• **Stated goal**: Quote every line as given.

• **Data shown**:
•••••
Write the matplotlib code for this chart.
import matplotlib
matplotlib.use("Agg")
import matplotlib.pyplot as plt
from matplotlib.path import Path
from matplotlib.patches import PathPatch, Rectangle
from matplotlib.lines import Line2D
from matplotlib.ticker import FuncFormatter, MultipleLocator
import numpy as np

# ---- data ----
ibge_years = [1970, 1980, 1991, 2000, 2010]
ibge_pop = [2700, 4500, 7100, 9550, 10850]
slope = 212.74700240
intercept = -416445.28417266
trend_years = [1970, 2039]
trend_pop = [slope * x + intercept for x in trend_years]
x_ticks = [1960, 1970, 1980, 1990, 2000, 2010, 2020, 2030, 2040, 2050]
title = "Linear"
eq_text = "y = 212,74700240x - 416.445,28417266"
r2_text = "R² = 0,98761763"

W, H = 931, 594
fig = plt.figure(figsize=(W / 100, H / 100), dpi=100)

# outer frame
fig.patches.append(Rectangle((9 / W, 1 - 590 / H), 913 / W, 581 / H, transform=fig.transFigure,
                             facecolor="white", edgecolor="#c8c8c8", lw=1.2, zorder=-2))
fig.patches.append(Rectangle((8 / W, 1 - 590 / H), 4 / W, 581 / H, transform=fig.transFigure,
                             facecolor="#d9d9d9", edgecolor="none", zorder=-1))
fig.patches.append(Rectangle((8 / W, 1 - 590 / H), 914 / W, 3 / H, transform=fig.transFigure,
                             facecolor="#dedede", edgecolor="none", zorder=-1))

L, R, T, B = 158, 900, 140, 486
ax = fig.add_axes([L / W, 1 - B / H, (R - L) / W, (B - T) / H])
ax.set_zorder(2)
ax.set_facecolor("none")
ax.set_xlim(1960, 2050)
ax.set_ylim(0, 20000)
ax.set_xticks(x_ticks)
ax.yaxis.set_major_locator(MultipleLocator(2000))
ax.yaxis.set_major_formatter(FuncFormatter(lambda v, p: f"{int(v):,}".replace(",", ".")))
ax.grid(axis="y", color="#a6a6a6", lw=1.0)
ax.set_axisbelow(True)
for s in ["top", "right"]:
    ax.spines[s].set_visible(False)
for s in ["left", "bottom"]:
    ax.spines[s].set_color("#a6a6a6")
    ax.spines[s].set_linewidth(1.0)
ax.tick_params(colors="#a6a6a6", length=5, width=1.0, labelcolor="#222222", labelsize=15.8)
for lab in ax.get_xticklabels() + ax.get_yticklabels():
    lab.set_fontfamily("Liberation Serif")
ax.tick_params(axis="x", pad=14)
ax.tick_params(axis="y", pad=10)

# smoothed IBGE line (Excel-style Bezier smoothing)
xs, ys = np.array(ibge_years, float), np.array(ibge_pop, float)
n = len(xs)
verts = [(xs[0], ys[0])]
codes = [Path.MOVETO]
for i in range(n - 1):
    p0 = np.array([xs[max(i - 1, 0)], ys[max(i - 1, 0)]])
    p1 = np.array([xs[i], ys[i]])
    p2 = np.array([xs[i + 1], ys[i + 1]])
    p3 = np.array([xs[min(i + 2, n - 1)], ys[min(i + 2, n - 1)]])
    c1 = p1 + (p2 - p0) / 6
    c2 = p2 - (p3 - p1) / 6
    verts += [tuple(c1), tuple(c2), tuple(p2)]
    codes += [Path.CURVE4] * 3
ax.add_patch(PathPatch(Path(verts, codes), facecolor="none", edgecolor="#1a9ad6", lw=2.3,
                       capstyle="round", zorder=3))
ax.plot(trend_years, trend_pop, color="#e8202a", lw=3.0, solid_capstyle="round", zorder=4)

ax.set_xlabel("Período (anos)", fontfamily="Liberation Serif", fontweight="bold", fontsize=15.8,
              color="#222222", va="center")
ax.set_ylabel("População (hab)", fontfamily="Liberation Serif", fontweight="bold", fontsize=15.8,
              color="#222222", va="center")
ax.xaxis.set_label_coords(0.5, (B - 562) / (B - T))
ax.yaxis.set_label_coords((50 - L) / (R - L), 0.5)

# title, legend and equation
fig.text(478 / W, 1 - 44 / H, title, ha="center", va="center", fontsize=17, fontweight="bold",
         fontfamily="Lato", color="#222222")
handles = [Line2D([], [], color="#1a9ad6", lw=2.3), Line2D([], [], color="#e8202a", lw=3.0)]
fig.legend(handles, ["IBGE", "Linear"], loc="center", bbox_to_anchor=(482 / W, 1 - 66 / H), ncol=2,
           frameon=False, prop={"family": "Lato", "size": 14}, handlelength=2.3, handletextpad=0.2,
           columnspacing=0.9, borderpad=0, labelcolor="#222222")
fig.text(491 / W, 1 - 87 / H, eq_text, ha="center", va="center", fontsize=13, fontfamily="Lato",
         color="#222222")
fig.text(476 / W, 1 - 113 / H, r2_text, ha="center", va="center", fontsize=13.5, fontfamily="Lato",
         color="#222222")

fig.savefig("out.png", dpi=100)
•••••
• **Solution to this problem**:
Write the matplotlib code for this chart.
import matplotlib
matplotlib.use("Agg")
import matplotlib.pyplot as plt
from matplotlib.path import Path
from matplotlib.patches import PathPatch, Rectangle
from matplotlib.lines import Line2D
from matplotlib.ticker import FuncFormatter, MultipleLocator
import numpy as np

# ---- data ----
ibge_years = [1970, 1980, 1991, 2000, 2010]
ibge_pop = [2700, 4500, 7100, 9550, 10850]
slope = 212.74700240
intercept = -416445.28417266
trend_years = [1970, 2039]
trend_pop = [slope * x + intercept for x in trend_years]
x_ticks = [1960, 1970, 1980, 1990, 2000, 2010, 2020, 2030, 2040, 2050]
title = "Linear"
eq_text = "y = 212,74700240x - 416.445,28417266"
r2_text = "R² = 0,98761763"

W, H = 931, 594
fig = plt.figure(figsize=(W / 100, H / 100), dpi=100)

# outer frame
fig.patches.append(Rectangle((9 / W, 1 - 590 / H), 913 / W, 581 / H, transform=fig.transFigure,
                             facecolor="white", edgecolor="#c8c8c8", lw=1.2, zorder=-2))
fig.patches.append(Rectangle((8 / W, 1 - 590 / H), 4 / W, 581 / H, transform=fig.transFigure,
                             facecolor="#d9d9d9", edgecolor="none", zorder=-1))
fig.patches.append(Rectangle((8 / W, 1 - 590 / H), 914 / W, 3 / H, transform=fig.transFigure,
                             facecolor="#dedede", edgecolor="none", zorder=-1))

L, R, T, B = 158, 900, 140, 486
ax = fig.add_axes([L / W, 1 - B / H, (R - L) / W, (B - T) / H])
ax.set_zorder(2)
ax.set_facecolor("none")
ax.set_xlim(1960, 2050)
ax.set_ylim(0, 20000)
ax.set_xticks(x_ticks)
ax.yaxis.set_major_locator(MultipleLocator(2000))
ax.yaxis.set_major_formatter(FuncFormatter(lambda v, p: f"{int(v):,}".replace(",", ".")))
ax.grid(axis="y", color="#a6a6a6", lw=1.0)
ax.set_axisbelow(True)
for s in ["top", "right"]:
    ax.spines[s].set_visible(False)
for s in ["left", "bottom"]:
    ax.spines[s].set_color("#a6a6a6")
    ax.spines[s].set_linewidth(1.0)
ax.tick_params(colors="#a6a6a6", length=5, width=1.0, labelcolor="#222222", labelsize=15.8)
for lab in ax.get_xticklabels() + ax.get_yticklabels():
    lab.set_fontfamily("Liberation Serif")
ax.tick_params(axis="x", pad=14)
ax.tick_params(axis="y", pad=10)

# smoothed IBGE line (Excel-style Bezier smoothing)
xs, ys = np.array(ibge_years, float), np.array(ibge_pop, float)
n = len(xs)
verts = [(xs[0], ys[0])]
codes = [Path.MOVETO]
for i in range(n - 1):
    p0 = np.array([xs[max(i - 1, 0)], ys[max(i - 1, 0)]])
    p1 = np.array([xs[i], ys[i]])
    p2 = np.array([xs[i + 1], ys[i + 1]])
    p3 = np.array([xs[min(i + 2, n - 1)], ys[min(i + 2, n - 1)]])
    c1 = p1 + (p2 - p0) / 6
    c2 = p2 - (p3 - p1) / 6
    verts += [tuple(c1), tuple(c2), tuple(p2)]
    codes += [Path.CURVE4] * 3
ax.add_patch(PathPatch(Path(verts, codes), facecolor="none", edgecolor="#1a9ad6", lw=2.3,
                       capstyle="round", zorder=3))
ax.plot(trend_years, trend_pop, color="#e8202a", lw=3.0, solid_capstyle="round", zorder=4)

ax.set_xlabel("Período (anos)", fontfamily="Liberation Serif", fontweight="bold", fontsize=15.8,
              color="#222222", va="center")
ax.set_ylabel("População (hab)", fontfamily="Liberation Serif", fontweight="bold", fontsize=15.8,
              color="#222222", va="center")
ax.xaxis.set_label_coords(0.5, (B - 562) / (B - T))
ax.yaxis.set_label_coords((50 - L) / (R - L), 0.5)

# title, legend and equation
fig.text(478 / W, 1 - 44 / H, title, ha="center", va="center", fontsize=17, fontweight="bold",
         fontfamily="Lato", color="#222222")
handles = [Line2D([], [], color="#1a9ad6", lw=2.3), Line2D([], [], color="#e8202a", lw=3.0)]
fig.legend(handles, ["IBGE", "Linear"], loc="center", bbox_to_anchor=(482 / W, 1 - 66 / H), ncol=2,
           frameon=False, prop={"family": "Lato", "size": 14}, handlelength=2.3, handletextpad=0.2,
           columnspacing=0.9, borderpad=0, labelcolor="#222222")
fig.text(491 / W, 1 - 87 / H, eq_text, ha="center", va="center", fontsize=13, fontfamily="Lato",
         color="#222222")
fig.text(476 / W, 1 - 113 / H, r2_text, ha="center", va="center", fontsize=13.5, fontfamily="Lato",
         color="#222222")

fig.savefig("out.png", dpi=100)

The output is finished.